Skip the pictures, please, and write out exactly the lines from the opening of the data through the line containing "import * as".

Information shown:
──────────
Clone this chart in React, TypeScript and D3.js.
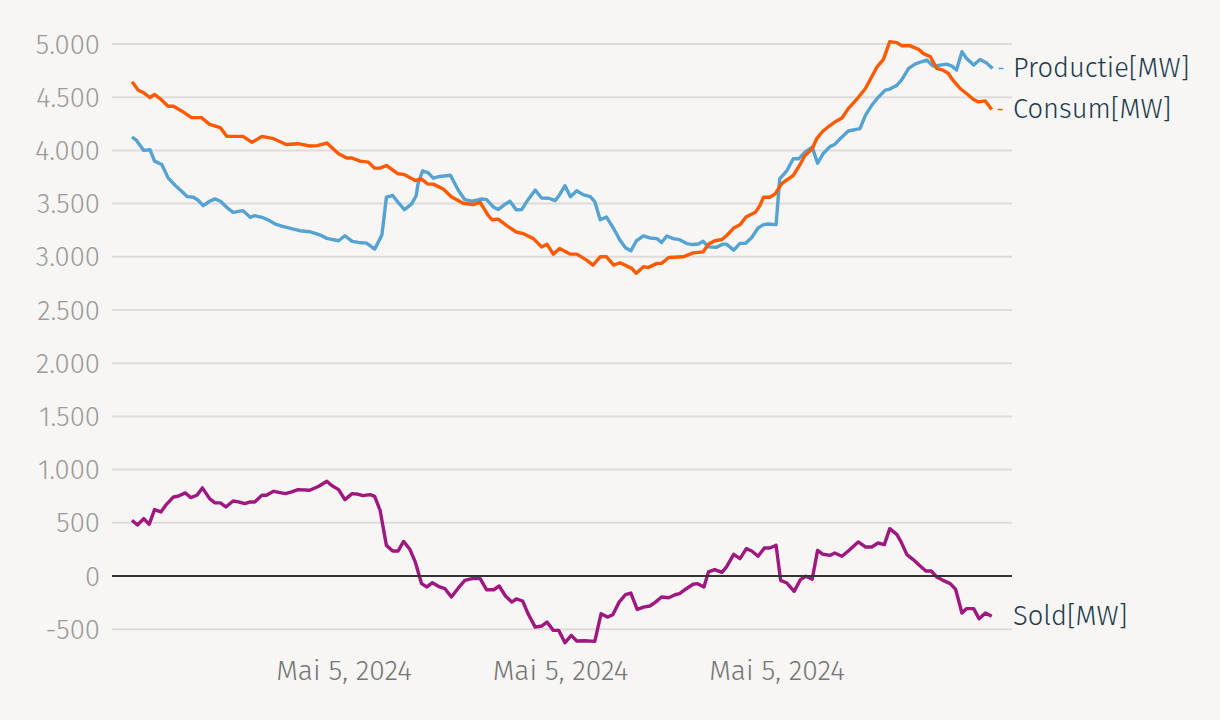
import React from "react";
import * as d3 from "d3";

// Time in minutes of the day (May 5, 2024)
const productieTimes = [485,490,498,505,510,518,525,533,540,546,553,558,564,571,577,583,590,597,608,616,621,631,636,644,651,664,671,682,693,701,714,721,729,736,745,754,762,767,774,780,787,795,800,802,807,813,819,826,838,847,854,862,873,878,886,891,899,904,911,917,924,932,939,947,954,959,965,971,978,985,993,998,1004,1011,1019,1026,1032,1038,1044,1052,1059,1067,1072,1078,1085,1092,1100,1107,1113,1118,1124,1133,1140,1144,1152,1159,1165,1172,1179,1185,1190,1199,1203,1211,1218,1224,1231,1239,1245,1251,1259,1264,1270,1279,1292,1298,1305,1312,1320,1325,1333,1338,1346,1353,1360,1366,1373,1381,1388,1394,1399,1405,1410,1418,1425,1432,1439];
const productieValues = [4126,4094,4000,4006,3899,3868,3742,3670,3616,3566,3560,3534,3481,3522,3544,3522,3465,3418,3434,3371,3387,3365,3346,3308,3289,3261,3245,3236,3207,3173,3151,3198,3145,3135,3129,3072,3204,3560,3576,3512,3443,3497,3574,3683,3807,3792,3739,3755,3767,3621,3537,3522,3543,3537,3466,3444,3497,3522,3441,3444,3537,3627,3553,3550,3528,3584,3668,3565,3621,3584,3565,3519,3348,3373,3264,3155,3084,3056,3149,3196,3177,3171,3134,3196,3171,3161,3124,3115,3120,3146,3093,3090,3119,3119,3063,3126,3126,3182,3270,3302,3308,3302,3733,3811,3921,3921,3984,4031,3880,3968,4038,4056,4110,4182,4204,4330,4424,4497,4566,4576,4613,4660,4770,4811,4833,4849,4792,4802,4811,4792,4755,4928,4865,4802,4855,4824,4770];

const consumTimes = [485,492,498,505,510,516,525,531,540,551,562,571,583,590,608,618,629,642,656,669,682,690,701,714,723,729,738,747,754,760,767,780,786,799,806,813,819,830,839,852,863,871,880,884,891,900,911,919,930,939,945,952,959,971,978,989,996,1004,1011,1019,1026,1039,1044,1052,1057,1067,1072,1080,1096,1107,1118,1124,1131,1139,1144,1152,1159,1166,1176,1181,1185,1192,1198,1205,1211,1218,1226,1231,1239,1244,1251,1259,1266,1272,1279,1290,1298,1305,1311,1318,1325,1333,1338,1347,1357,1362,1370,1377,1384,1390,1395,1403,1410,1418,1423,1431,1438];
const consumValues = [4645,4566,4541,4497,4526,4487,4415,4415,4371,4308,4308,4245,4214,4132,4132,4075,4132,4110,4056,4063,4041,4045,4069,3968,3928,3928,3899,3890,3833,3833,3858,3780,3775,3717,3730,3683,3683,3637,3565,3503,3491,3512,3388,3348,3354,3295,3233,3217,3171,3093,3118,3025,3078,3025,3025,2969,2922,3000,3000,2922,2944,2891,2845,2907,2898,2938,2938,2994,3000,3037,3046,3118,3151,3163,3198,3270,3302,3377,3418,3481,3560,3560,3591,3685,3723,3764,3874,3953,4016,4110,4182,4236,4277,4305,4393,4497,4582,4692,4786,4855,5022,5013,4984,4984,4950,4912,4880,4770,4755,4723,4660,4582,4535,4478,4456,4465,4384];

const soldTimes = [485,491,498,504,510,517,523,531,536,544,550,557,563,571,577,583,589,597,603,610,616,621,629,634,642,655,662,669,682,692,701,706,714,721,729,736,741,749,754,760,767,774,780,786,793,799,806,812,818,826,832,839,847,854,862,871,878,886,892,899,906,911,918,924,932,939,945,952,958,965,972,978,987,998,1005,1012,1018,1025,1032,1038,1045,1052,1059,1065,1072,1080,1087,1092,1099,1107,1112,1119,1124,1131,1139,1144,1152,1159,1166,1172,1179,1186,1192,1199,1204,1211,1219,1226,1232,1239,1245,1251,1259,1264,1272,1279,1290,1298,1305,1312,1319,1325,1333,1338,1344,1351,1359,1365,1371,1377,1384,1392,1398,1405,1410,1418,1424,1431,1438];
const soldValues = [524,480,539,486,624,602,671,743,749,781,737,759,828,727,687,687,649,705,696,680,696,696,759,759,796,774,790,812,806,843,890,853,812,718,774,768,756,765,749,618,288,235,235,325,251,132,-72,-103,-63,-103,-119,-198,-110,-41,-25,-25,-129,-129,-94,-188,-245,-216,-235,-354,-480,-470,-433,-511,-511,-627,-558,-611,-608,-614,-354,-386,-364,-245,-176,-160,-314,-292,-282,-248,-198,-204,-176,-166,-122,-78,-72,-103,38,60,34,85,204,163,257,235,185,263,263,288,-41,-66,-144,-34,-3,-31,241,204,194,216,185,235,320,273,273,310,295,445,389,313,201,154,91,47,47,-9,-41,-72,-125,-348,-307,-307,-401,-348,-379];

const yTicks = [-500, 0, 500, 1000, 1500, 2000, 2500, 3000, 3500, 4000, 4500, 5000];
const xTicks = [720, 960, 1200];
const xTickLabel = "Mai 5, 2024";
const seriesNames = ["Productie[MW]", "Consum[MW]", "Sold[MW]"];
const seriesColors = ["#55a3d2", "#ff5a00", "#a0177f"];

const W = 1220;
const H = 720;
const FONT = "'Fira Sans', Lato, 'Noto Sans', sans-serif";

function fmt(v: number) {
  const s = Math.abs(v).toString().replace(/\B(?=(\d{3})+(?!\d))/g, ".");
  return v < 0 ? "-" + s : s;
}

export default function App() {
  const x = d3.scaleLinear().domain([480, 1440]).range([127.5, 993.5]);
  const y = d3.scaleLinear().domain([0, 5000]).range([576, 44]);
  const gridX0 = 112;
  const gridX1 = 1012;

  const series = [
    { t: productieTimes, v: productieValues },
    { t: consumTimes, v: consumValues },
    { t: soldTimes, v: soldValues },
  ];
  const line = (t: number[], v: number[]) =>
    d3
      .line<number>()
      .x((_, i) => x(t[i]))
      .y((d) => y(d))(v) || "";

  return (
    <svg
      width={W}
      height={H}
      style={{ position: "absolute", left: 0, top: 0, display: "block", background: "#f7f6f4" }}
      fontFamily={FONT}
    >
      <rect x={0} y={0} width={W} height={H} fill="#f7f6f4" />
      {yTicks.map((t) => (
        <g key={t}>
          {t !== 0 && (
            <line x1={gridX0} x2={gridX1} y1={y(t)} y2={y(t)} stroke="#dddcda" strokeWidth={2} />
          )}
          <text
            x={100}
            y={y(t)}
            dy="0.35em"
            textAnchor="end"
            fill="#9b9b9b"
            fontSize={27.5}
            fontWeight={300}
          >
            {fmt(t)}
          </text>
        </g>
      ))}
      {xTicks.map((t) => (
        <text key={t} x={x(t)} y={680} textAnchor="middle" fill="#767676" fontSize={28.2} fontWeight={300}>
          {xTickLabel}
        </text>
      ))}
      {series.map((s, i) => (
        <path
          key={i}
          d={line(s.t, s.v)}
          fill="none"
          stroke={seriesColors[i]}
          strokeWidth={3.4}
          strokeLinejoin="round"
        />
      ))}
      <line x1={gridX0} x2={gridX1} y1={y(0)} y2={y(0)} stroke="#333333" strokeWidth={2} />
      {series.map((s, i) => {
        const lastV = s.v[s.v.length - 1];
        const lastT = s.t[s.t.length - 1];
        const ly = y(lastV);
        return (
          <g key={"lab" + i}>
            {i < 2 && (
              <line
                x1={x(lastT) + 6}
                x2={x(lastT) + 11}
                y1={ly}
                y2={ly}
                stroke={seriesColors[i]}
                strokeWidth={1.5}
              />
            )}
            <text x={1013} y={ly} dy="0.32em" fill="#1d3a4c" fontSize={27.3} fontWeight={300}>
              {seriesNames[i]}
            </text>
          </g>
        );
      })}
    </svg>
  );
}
──────────
Response:
Clone this chart in React, TypeScript and D3.js.
import React from "react";
import * as d3 from "d3";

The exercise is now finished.